„Ängste bewahren uns vor Leichtsinn“
Ich erinnere mich zurück an meine Kindheit. Aufgewachsen bin ich in einem kleinen Dorf in den Bergen in Vorarlberg. Hinter unserem Haus ragte der Hochberg 2400m in die Höhe. Mein jüngerer Bruder und ich beschlossen, dort hinauf zu klettern. Und das im Winter, wo es stets riesige Lawinenabgänge gab. Welch leichtsinniger Plan! In besagtem Jahr war eines der großen "Tobel" vergletschert. Am Rand des Lawinenkegels zum Felsen war immer eine tiefe und breite Spalte, ähnlich einer Gletscherspalte. Weit hinten im Tal wollten wir den Berg erklettern. Der Felsen war jedoch extrem brüchig und so einigten wir uns, jeweils auf einer anderen Seite eines Zwischengrades ca.700m hochzuklettern. Wir konnten einander dadurch nicht mehr sehen. Die Brüchigkeit des Untergrundes ließ uns keine Zeit zum Verschnaufen. Andauernd brachen die Steine unter unseren Füßen weg. Immer mehr kam die Angst um meinen Bruder in mir hoch, für den ich mich verantwortlich fühlte. Allein die Vorstellung, dass man beim Abrutschen unweigerlich in der tiefen Spalte für immer verschwinden würde, war schrecklich. Ich wollte gerade nach etwas greifen, was kurz meine Aufmerksamkeit forderte, als ich ein lautes Krachen und polternde Steine hörte. Ich erzitterte am ganzen Körper. Was war wohl passiert? Zu sehen war nichts und dann war plötzlich eine Stille. Es waren die schrecklichsten Momente, bis ich endlich den Ausstieg erreichte und mein Bruder von oben herunter lachte.

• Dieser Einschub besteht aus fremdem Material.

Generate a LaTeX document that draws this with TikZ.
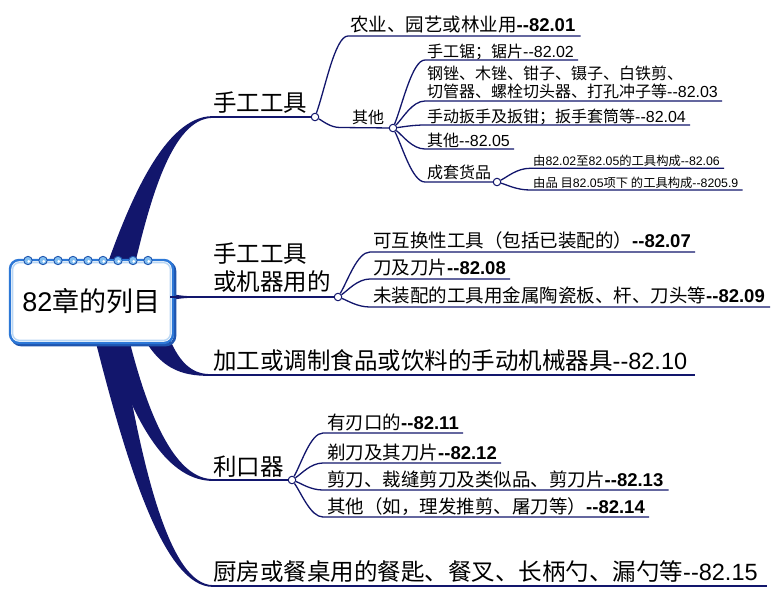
\documentclass[tikz,border=0pt]{standalone}
\usepackage{fontspec}
\setmainfont{Noto Sans CJK SC}
\newfontfamily\lat{Liberation Sans}
\newcommand\dd{\mbox{-}\mbox{-}}
\newcommand\nm[1]{{\lat #1}}
\newcommand\bn[1]{{\lat\bfseries #1}}
\usetikzlibrary{calc}
\definecolor{brnavy}{RGB}{18,22,108}
\definecolor{boxblue}{RGB}{45,120,215}
\definecolor{boxdark}{RGB}{30,85,175}
\definecolor{boxlight}{RGB}{185,215,245}
\definecolor{ringlight}{RGB}{130,190,240}
\begin{document}
\begin{tikzpicture}[x=1pt,y=-1pt,
  L1/.style={anchor=base west, inner sep=0pt, font=\fontsize{23.5}{26}\selectfont},
  L2/.style={anchor=base west, inner sep=0pt, font=\fontsize{18.5}{20}\selectfont},
  L3/.style={anchor=base west, inner sep=0pt, font=\fontsize{16}{18}\selectfont},
  L4/.style={anchor=base west, inner sep=0pt, font=\fontsize{12.3}{14}\selectfont},
  main/.style={draw=brnavy, line width=1.8pt},
  sub/.style={draw=brnavy, line width=1.3pt},
  jn/.style={circle, draw=brnavy, fill=white, line width=1pt, inner sep=0pt, minimum size=7.5pt},
  rootbox/.style={draw=boxblue, fill=white, line width=2.4pt, rounded corners=9pt,
    minimum width=163pt, minimum height=83pt, inner sep=0pt, font=\fontsize{27}{29}\selectfont}
]
\fill[white] (0,0) rectangle (781,598);
\useasboundingbox (0,0) rectangle (781,598);

% tapered main branches
\fill[brnavy] (106,268) .. controls (130,200) and (165,117) .. (212,116.1)
  -- (212,117.9) .. controls (172,119) and (150,200) .. (134,268) -- cycle;
\fill[brnavy] (142,335) .. controls (160,368) and (180,376) .. (210,375.9)
  -- (210,374.1) .. controls (190,374) and (178,360) .. (168,335) -- cycle;
\fill[brnavy] (106,335) .. controls (135,430) and (170,481) .. (213,480.9)
  -- (213,479.1) .. controls (178,479) and (150,425) .. (128,335) -- cycle;
\fill[brnavy] (94,335) .. controls (128,470) and (165,587) .. (213,586.9)
  -- (213,585.1) .. controls (170,585) and (142,470) .. (120,335) -- cycle;
\fill[brnavy] (168,293.5) .. controls (185,296.3) .. (205,296.1)
  -- (205,297.9) .. controls (185,297.7) .. (168,300.5) -- cycle;

% root box
\draw[boxdark, line width=2.6pt, rounded corners=9pt] (12,262) rectangle (175,345);
\node[rootbox] (root) at (91.5,301.5) {\nm{82}章的列目};
\draw[boxlight, line width=1.4pt, rounded corners=7pt] (12.6,262.6) rectangle (170.4,340.4);
\foreach \i in {0,...,8} {
  \draw[boxdark, fill=ringlight, line width=0.9pt] (28+15*\i,260.5) circle (4.2);
  \fill[white] (28.8+15*\i,261.3) circle (1.5);
}

% junctions
\node[jn] (j1) at (315,117) {};
\node[jn] (j2) at (393,128) {};
\node[jn] (j3) at (497,182) {};
\node[jn] (j4) at (338,297) {};
\node[jn] (j5) at (292,480) {};

% level-1 texts
\node[L1] (tA) at (213,111.5) {手工工具};
\node[L1] (tB1) at (213,262) {手工工具};
\node[L1] (tB2) at (213,290.5) {或机器用的};
\node[L1] (tC) at (213,369.5) {加工或调制食品或饮料的手动机械器具\nm{\dd82.10}};
\node[L1] (tD) at (213,475) {利口器};
\node[L1] (tE) at (213,580.5) {厨房或餐桌用的餐匙、餐叉、长柄勺、漏勺等\nm{\dd82.15}};

% level-2 texts
\node[L2] (t01) at (350,31.5) {农业、园艺或林业用\bn{\dd82.01}};
\node[L2] (t07) at (373,247.5) {可互换性工具（包括已装配的）\bn{\dd82.07}};
\node[L2] (t08) at (373,274.5) {刀及刀片\bn{\dd82.08}};
\node[L2] (t09) at (373,302.5) {未装配的工具用金属陶瓷板、杆、刀头等\bn{\dd82.09}};
\node[L2] (t11) at (327,429) {有刃口的\bn{\dd82.11}};
\node[L2] (t12) at (327,459) {剃刀及其刀片\bn{\dd82.12}};
\node[L2] (t13) at (327,486) {剪刀、裁缝剪刀及类似品、剪刀片\bn{\dd82.13}};
\node[L2] (t14) at (327,513) {其他（如，理发推剪、屠刀等）\bn{\dd82.14}};

% level-3 texts
\node[L3] (tO) at (352,123) {其他};
\node[L3] (t02) at (427,57) {手工锯；锯片\nm{\dd82.02}};
\node[L3] (t03a) at (427,79.5) {钢锉、木锉、钳子、镊子、白铁剪、};
\node[L3] (t03b) at (427,97.5) {切管器、螺栓切头器、打孔冲子等\nm{\dd82.03}};
\node[L3] (t04) at (427,122) {手动扳手及扳钳；扳手套筒等\nm{\dd82.04}};
\node[L3] (t05) at (427,146) {其他\nm{\dd82.05}};
\node[L3] (tS) at (427,178) {成套货品};

% level-4 texts
\node[L4] (t06) at (533,165.5) {由\nm{82.02}至\nm{82.05}的工具构成\nm{\dd82.06}};
\node[L4] (t59) at (533,187.5) {由品 目\nm{82.05}项下 的工具构成\nm{\dd8205.9}};

% anchor coordinates
\coordinate (pA) at (211,117);
\coordinate (pB) at (170,297);
\coordinate (pC) at (209,375);
\coordinate (pD) at (212,480);
\coordinate (pE) at (212,586);
\coordinate (s01) at (348,36);
\coordinate (sO) at (340,127.5);
\coordinate (s02) at (425,60);
\coordinate (s03) at (425,101);
\coordinate (s04) at (425,125);
\coordinate (s05) at (425,149);
\coordinate (sS) at (425,182);
\coordinate (s06) at (530,168.3);
\coordinate (s59) at (530,190);
\coordinate (s07) at (370,252);
\coordinate (s08) at (370,279);
\coordinate (s09) at (370,307);
\coordinate (s11) at (323,433);
\coordinate (s12) at (323,463);
\coordinate (s13) at (323,490);
\coordinate (s14) at (323,517);

% level-1 lines
\draw[main] (pA) -- (j1);
\draw[main] (pB) -- (j4);
\draw[main] (pC) -- (tC.east |- pC) -- ++(8,0);
\draw[main] (pD) -- (j5);
\draw[main] (pE) -- (tE.east |- pE) -- ++(9,0);

% from j1
\draw[sub] (j1) .. controls (325,89) and (335,36) .. (s01) -- (t01.east |- s01) -- ++(5,0);
\draw[sub] (j1) .. controls (322.5,120.7) and (330,127.5) .. (sO) -- (j2);
% from j2
\draw[sub] (j2) .. controls (402.6,104.2) and (412.2,60) .. (s02) -- (t02.east |- s02) -- ++(4,0);
\draw[sub] (j2) .. controls (402.6,118.6) and (412.2,101) .. (s03) -- (t03b.east |- s03) -- ++(4,0);
\draw[sub] (j2) .. controls (402.6,127) and (412.2,125) .. (s04) -- (t04.east |- s04) -- ++(4,0);
\draw[sub] (j2) .. controls (402.6,135.4) and (412.2,149) .. (s05) -- (t05.east |- s05) -- ++(4,0);
\draw[sub] (j2) .. controls (402.6,146.9) and (412.2,182) .. (sS) -- (j3);
% from j3
\draw[sub] (j3) .. controls (506.9,177.2) and (516.8,168.3) .. (s06) -- (t06.east |- s06) -- ++(4,0);
\draw[sub] (j3) .. controls (506.9,184.8) and (516.8,190) .. (s59) -- (t59.east |- s59) -- ++(4,0);
% from j4
\draw[sub] (j4) .. controls (347.6,281.3) and (357.2,252) .. (s07) -- (t07.east |- s07) -- ++(4,0);
\draw[sub] (j4) .. controls (347.6,290.7) and (357.2,279) .. (s08) -- (t08.east |- s08) -- ++(4,0);
\draw[sub] (j4) .. controls (347.6,300.5) and (357.2,307) .. (s09) -- (t09.east |- s09) -- ++(5,0);
% from j5
\draw[sub] (j5) .. controls (301.3,463.6) and (310.6,433) .. (s11) -- (t11.east |- s11) -- ++(4,0);
\draw[sub] (j5) .. controls (301.3,474) and (310.6,463) .. (s12) -- (t12.east |- s12) -- ++(4,0);
\draw[sub] (j5) .. controls (301.3,483.5) and (310.6,490) .. (s13) -- (t13.east |- s13) -- ++(5,0);
\draw[sub] (j5) .. controls (301.3,493) and (310.6,517) .. (s14) -- (t14.east |- s14) -- ++(4,0);
\end{tikzpicture}
\end{document}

Als Jugendlicher hatte ich wohl Leichtsinn mit Mut verwechselt!
Erst in späteren Jahren lernte ich Angst, Mut und Leichtsinn besser einzuordnen. Erst durch viele schöne Erlebnisse beim Klettern, Bergwandern und Schitouren-Gehen lernte ich, dass Angst und Mut zusammengehören und Leichtsinn dem entgegensteht. Ängste bewahren uns vor Leichtsinn, aber Angst kann auch zur Gefahr werden, wenn sie uns unkontrolliert erfasst. Dies bedeutet ganz einfach, dass wir lernen müssen, mit unseren Ängsten richtig umzugehen und das wiederum setzt viel Mut voraus.